Because Weems’s work is often about women and “the changing same” it has forced her to reflect even more poignantly about relations between women in the US. “If the country is becoming a majority minority state, then white women are going to maintain their position of power in relation to white men,” she says, addressing how the white female vote was pivotal in electing Trump.

“If they are going to maintain their level of representation, their sense of privilege in relation to the country, then they have to side with white men at this point.”

With the global upheaval, it is clear that Weems’s work will continue to signpost history and therefore possible futures.

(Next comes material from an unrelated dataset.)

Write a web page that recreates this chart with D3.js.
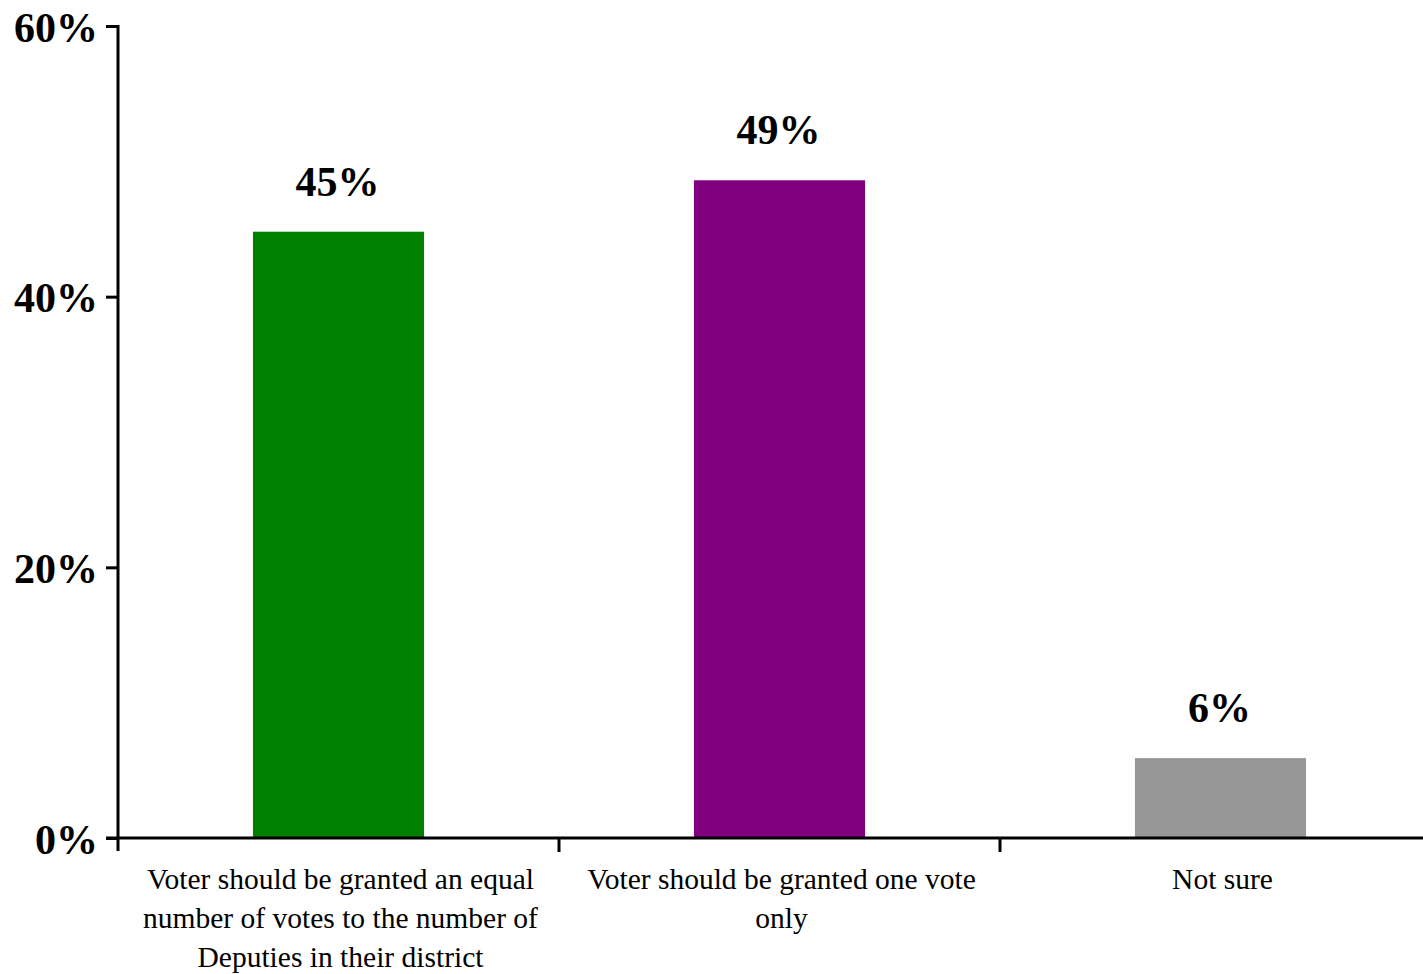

Although Weems may be oblivious to a generation of South African artists and cultural producers she has influenced, mostly aware of the prowess of ageing masters such as William Kentridge and Marlene Dumas, it is her insistent practice that will continue to remind us to be simultaneously mindful of the present, past and future.

Perhaps when Trump falls, the insistence of that lone black figure confronting the Palazzo dei Congressi in Rome (as part of the Roaming series) won’t seem so forlorn and Tiananmenesque.

Perhaps then, the thousands of women behind her will be visible in the frame.

Africans in America runs until December 17.